When I meet people who have a deep passion for something, I can't help
but ask, How did you find what you were passionate about? I get many
strange looks, sometimes anger, until one man looked at me and replied,
"I didn't find my passion. My passion found me."
It took me years of
forcing myself to try everything under the sun just to hopefully find
something that I could be passionate about. It wasn't until this year
that I understood the wise words of my uncle- when philosophy found me.

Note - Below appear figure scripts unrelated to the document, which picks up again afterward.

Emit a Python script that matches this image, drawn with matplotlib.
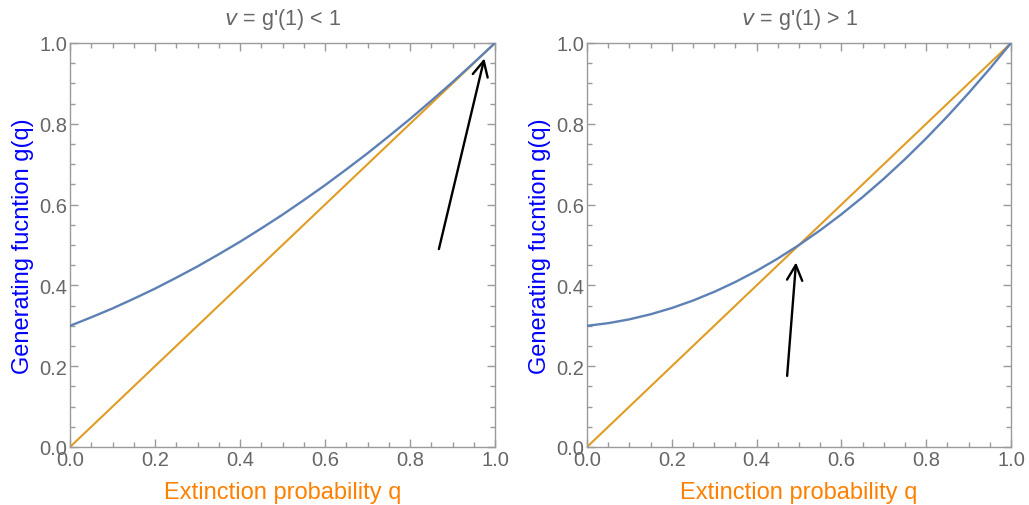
import matplotlib
matplotlib.use("Agg")
import matplotlib.pyplot as plt
from matplotlib.ticker import MultipleLocator

# Data
q = [0.00, 0.05, 0.10, 0.15, 0.20, 0.25, 0.30, 0.35, 0.40, 0.45, 0.50,
     0.55, 0.60, 0.65, 0.70, 0.75, 0.80, 0.85, 0.90, 0.95, 1.00]
g_sub = [0.300, 0.321, 0.343, 0.367, 0.392, 0.419, 0.447, 0.477, 0.508, 0.541, 0.575,
         0.611, 0.648, 0.687, 0.727, 0.769, 0.812, 0.857, 0.903, 0.951, 1.000]
g_super = [0.300, 0.3065, 0.316, 0.3285, 0.344, 0.3625, 0.384, 0.4085, 0.436, 0.4665, 0.500,
           0.5365, 0.576, 0.6185, 0.664, 0.7125, 0.764, 0.8185, 0.876, 0.9365, 1.000]
diag = [0.0, 1.0]
titles = ["= g'(1) < 1", "= g'(1) > 1"]
arrow_left = {"start": (0.868, 0.490), "end": (0.975, 0.962)}
arrow_right = {"start": (0.472, 0.176), "end": (0.493, 0.457)}
ticks = [0.0, 0.2, 0.4, 0.6, 0.8, 1.0]
tick_labels = ["0.0", "0.2", "0.4", "0.6", "0.8", "1.0"]

BLUE = "#5E81B5"
ORANGE = "#E19C24"
FRAME = "#9a9a9a"
TICKTXT = "#666666"

plt.rcParams['font.family'] = ['Liberation Sans', 'DejaVu Sans']

fig = plt.figure(figsize=(10.29, 5.06), dpi=100)
ax1 = fig.add_axes([70/1029, 58/506, 425/1029, 404/506])
ax2 = fig.add_axes([587/1029, 58/506, 424/1029, 404/506])

for ax, g, title, arr in [(ax1, g_sub, titles[0], arrow_left),
                          (ax2, g_super, titles[1], arrow_right)]:
    ax.plot(diag, diag, color=ORANGE, lw=1.5, zorder=2)
    ax.plot(q, g, color=BLUE, lw=1.7, zorder=3)
    ax.set_xlim(0, 1)
    ax.set_ylim(0, 1)
    ax.set_xticks(ticks)
    ax.set_xticklabels(tick_labels)
    ax.set_yticks(ticks)
    ax.set_yticklabels(tick_labels)
    ax.xaxis.set_minor_locator(MultipleLocator(0.05))
    ax.yaxis.set_minor_locator(MultipleLocator(0.05))
    ax.tick_params(which='both', direction='in', top=True, right=True,
                   color=FRAME, width=1.0)
    ax.tick_params(which='major', length=6, labelsize=14.5, labelcolor=TICKTXT, pad=2)
    ax.tick_params(which='minor', length=3.5)
    for s in ax.spines.values():
        s.set_color(FRAME)
        s.set_linewidth(1.0)
    ax.set_xlabel("Extinction probability q", color="#FF8000", fontsize=17, labelpad=9)
    ax.set_ylabel("Generating fucntion g(q)", color="#0000FF", fontsize=17, labelpad=4)
    ax.set_title(r"$\mathit{v}$ " + title, color=TICKTXT, fontsize=15.5, pad=14)
    ax.annotate("", xy=arr["end"], xytext=arr["start"],
                arrowprops=dict(arrowstyle="->,head_length=1.1,head_width=0.55",
                                color="black", lw=1.7, shrinkA=0, shrinkB=0,
                                mutation_scale=10), zorder=5)

fig.savefig("out.png", dpi=100)
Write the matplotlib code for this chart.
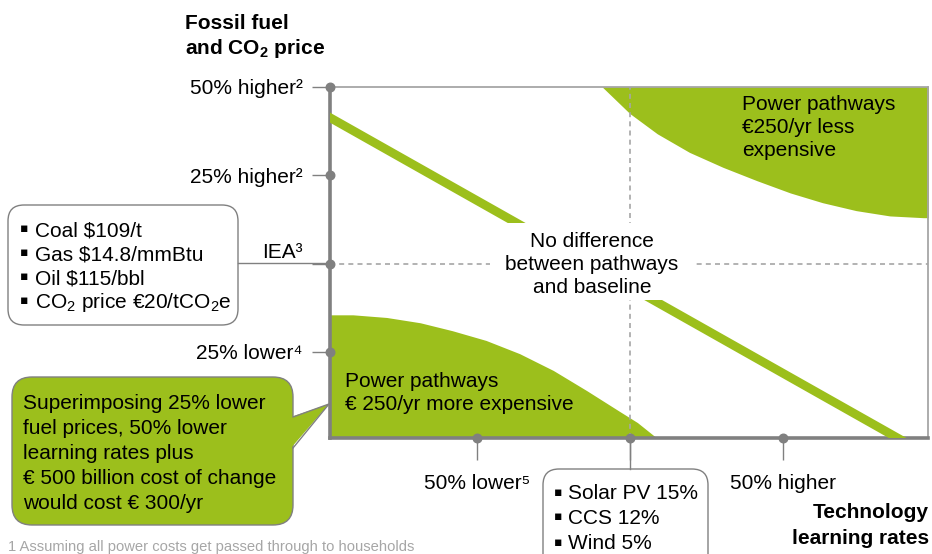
import matplotlib
matplotlib.use("Agg")
import matplotlib.pyplot as plt
from matplotlib.patches import FancyBboxPatch, Polygon, Rectangle

# ---------------------------------------------------------------- data
y_tick_vals = [-1, 0, 1, 2]
y_tick_labels = ["25% lower⁴", "", "25% higher²", "50% higher²"]
x_tick_vals = [-1, 0, 1]
x_tick_labels = ["50% lower⁵", "", "50% higher"]

# boundary of the zone where pathways are cheaper than baseline
less_x = [-0.18, 0.00, 0.18, 0.39, 0.61, 0.83, 1.05, 1.26, 1.48, 1.70, 1.92, 1.98]
less_y = [2.00, 1.70, 1.47, 1.26, 1.09, 0.94, 0.80, 0.69, 0.60, 0.54, 0.52, 0.52]
# boundary of the zone where pathways are more expensive than baseline
more_x = [-2.00, -1.81, -1.59, -1.37, -1.16, -0.94, -0.72, -0.50, -0.28, -0.07, 0.05, 0.18]
more_y = [-0.58, -0.58, -0.61, -0.67, -0.76, -0.87, -1.02, -1.21, -1.44, -1.67, -1.80, -1.98]
# break-even line
parity_x = [-2.10, 1.90]
parity_y = [1.79, -2.12]

fuel_assumptions = ["Coal $109/t", "Gas $14.8/mmBtu", "Oil $115/bbl",
                    r"CO$_\mathregular{2}$ price €20/tCO$_\mathregular{2}$e"]
learning_rates = ["Solar PV 15%", "CCS 12%", "Wind 5%"]
callout_lines = ["Superimposing 25% lower", "fuel prices, 50% lower",
                 "learning rates plus", "€ 500 billion cost of change",
                 "would cost € 300/yr"]

# ---------------------------------------------------------------- style
GREEN = "#9CBF1C"
AXIS_GREY = "#808080"
LIGHT_GREY = "#A6A6A6"
FS = 15

plt.rcParams["font.family"] = ["Liberation Sans", "DejaVu Sans"]
plt.rcParams["mathtext.fontset"] = "custom"
plt.rcParams["mathtext.rm"] = "Liberation Sans"
plt.rcParams["mathtext.bf"] = "Liberation Sans:bold"

W, H = 932, 554
fig = plt.figure(figsize=(W / 100, H / 100), dpi=100)

# pixel-space layer for the surrounding annotations
ov = fig.add_axes([0, 0, 1, 1])
ov.set_xlim(0, W)
ov.set_ylim(H, 0)
ov.axis("off")
ov.set_zorder(0)

ax = fig.add_axes([330 / W, (H - 438) / H, (928 - 330) / W, (438 - 87) / H])
ax.set_zorder(1)
ax.set_xlim(-1.96, 1.95)
ax.set_ylim(-1.975, 2.0)

# zones and break-even line
ax.fill_between(less_x, less_y, 2.3, color=GREEN, lw=0, zorder=1)
ax.fill_between(more_x, more_y, -2.3, color=GREEN, lw=0, zorder=1)
ax.plot(parity_x, parity_y, color=GREEN, lw=6.3, solid_capstyle="butt", zorder=3)

# reference (IEA) cross-hair
ax.axvline(0, color=LIGHT_GREY, lw=1.2, ls=(0, (3, 2.5)), zorder=2)
ax.axhline(0, color=LIGHT_GREY, lw=1.2, ls=(0, (3, 2.5)), zorder=2)

# spines
for side in ("left", "bottom"):
    ax.spines[side].set_color(AXIS_GREY)
    ax.spines[side].set_linewidth(2.6)
for side in ("top", "right"):
    ax.spines[side].set_color(LIGHT_GREY)
    ax.spines[side].set_linewidth(1.3)

# ticks
ax.set_yticks(y_tick_vals, y_tick_labels)
ax.set_xticks(x_tick_vals, x_tick_labels)
ax.tick_params(axis="y", length=13, width=1, color=AXIS_GREY, pad=6.5, labelsize=FS)
ax.tick_params(axis="x", length=16, width=1, color=AXIS_GREY, pad=10, labelsize=FS)
ax.scatter([ax.get_xlim()[0]] * len(y_tick_vals), y_tick_vals, s=38,
           color=AXIS_GREY, clip_on=False, zorder=6)
ax.scatter(x_tick_vals, [ax.get_ylim()[0]] * len(x_tick_vals), s=38,
           color=AXIS_GREY, clip_on=False, zorder=6)

ax.annotate("IEA³", xy=(0, 0), xycoords=("axes fraction", "data"),
            xytext=(-19.4, 1.5), textcoords="offset points",
            ha="right", va="bottom", fontsize=FS)

# labels inside the plot area (positioned in pixel space)
pt = ov.transData
ax.add_patch(Rectangle((490, 223), 203, 77, transform=pt, facecolor="white",
                       edgecolor="none", zorder=4))
for yy, s in zip([240, 263, 286], ["No difference", "between pathways", "and baseline"]):
    ax.text(592, yy + 7, s, transform=pt, ha="center", va="baseline",
            fontsize=FS, zorder=5)
for yy, s in zip([380, 403], ["Power pathways", "€ 250/yr more expensive"]):
    ax.text(345, yy + 7, s, transform=pt, ha="left", va="baseline",
            fontsize=FS, zorder=5)
for yy, s in zip([103, 126, 149], ["Power pathways", "€250/yr less", "expensive"]):
    ax.text(742, yy + 7, s, transform=pt, ha="left", va="baseline",
            fontsize=FS, zorder=5)

# ---------------------------------------------------------------- outside annotations
ov.text(185, 22 + 7, "Fossil fuel", fontsize=FS, fontweight="bold", va="baseline")
ov.text(185, 47 + 7, r"and CO$_\mathregular{2}$ price", fontsize=FS,
        fontweight="bold", va="baseline")

# fuel price assumptions box
ov.add_patch(FancyBboxPatch((8, 205), 230, 120, boxstyle="round,pad=0,rounding_size=16",
                            facecolor="white", edgecolor=AXIS_GREY, lw=1))
ov.plot([238, 330], [263, 263], color=AXIS_GREY, lw=1)
for yy, s in zip([229, 253, 277, 301], fuel_assumptions):
    ov.text(20, yy, "▪", fontsize=9, va="center", family="DejaVu Sans")
    ov.text(35, yy + 7, s, fontsize=FS, va="baseline")

# learning rate assumptions box
ov.add_patch(FancyBboxPatch((543, 469), 165, 110, boxstyle="round,pad=0,rounding_size=16",
                            facecolor="white", edgecolor=AXIS_GREY, lw=1))
ov.plot([630, 630], [438, 469], color=AXIS_GREY, lw=1)
for yy, s in zip([492, 517, 542], learning_rates):
    ov.text(554, yy, "▪", fontsize=9, va="center", family="DejaVu Sans")
    ov.text(568, yy + 7, s, fontsize=FS, va="baseline")

ov.text(929, 511 + 7, "Technology", fontsize=FS, fontweight="bold",
        ha="right", va="baseline")
ov.text(929, 537 + 7, "learning rates", fontsize=FS, fontweight="bold",
        ha="right", va="baseline")

# green speech bubble
ov.add_patch(FancyBboxPatch((12, 377), 281, 148, boxstyle="round,pad=0,rounding_size=20",
                            facecolor=GREEN, edgecolor=AXIS_GREY, lw=1, zorder=2))
ov.add_patch(Polygon([(291, 417), (329, 404), (291, 448)], closed=True,
                     facecolor=GREEN, edgecolor="none", zorder=3))
ov.plot([293, 329, 293], [417, 404, 448], color=AXIS_GREY, lw=1, zorder=3)
for yy, s in zip([402, 427, 452, 477, 502], callout_lines):
    ov.text(23, yy + 7, s, fontsize=FS, va="baseline", zorder=4)

ov.text(8, 546 + 5, "1 Assuming all power costs get passed through to households",
        fontsize=10.6, color=LIGHT_GREY, va="baseline")

fig.savefig("out.png", dpi=100)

The transition into college left me feeling like success was hopeless
and not in my cards. I began to lose all motivation to even get out of
bed in the morning. I found myself waking up in a cramped dorm room
broke, empty, and alone. I felt as though everybody around me knew
where they were going in life and had things mapped out right to a
successful life, when I found myself questioning why I was even waking
up in the first place.
My classes made me feel as though life was a giant to-do list. I found
myself caught in the drag of getting through life and college. I was
letting myself sink into the dark world defined by others, instead of a
world that I build myself. That was until I walked into my philosophy
class. Suddenly the questions that I have been too scared to ask myself
were being asked to me. Why are we here? why are we happy? why are we
unhappy? why, why, why.
My life quickly became making friends with all the philosophers who
told me that it was okay to think the way I do. To question everything
in the world and in ourselves was not a crime. I feel in love with the
words and teachings of men and women who never found answers, but were
not afraid to ask the questions. Suddenly, I was no longer alone. Their
words pulled me back into life again and continue to do so. Their
questions allow my mind and soul to grow in ways I never thought
possible. I realized that my thoughts and crazy questions in life must
be written down before I threw in the towel on life.
The world does
not feel so lonely to me anymore because of the never ending questions
philosophy encourages, all who are willing, to ask. The question 'why?'
made me ask myself, why would I want to die when maybe my thoughts on
life can create something beautiful instead of something so wrong and
dark. Philosophy found me, when I almost lost myself.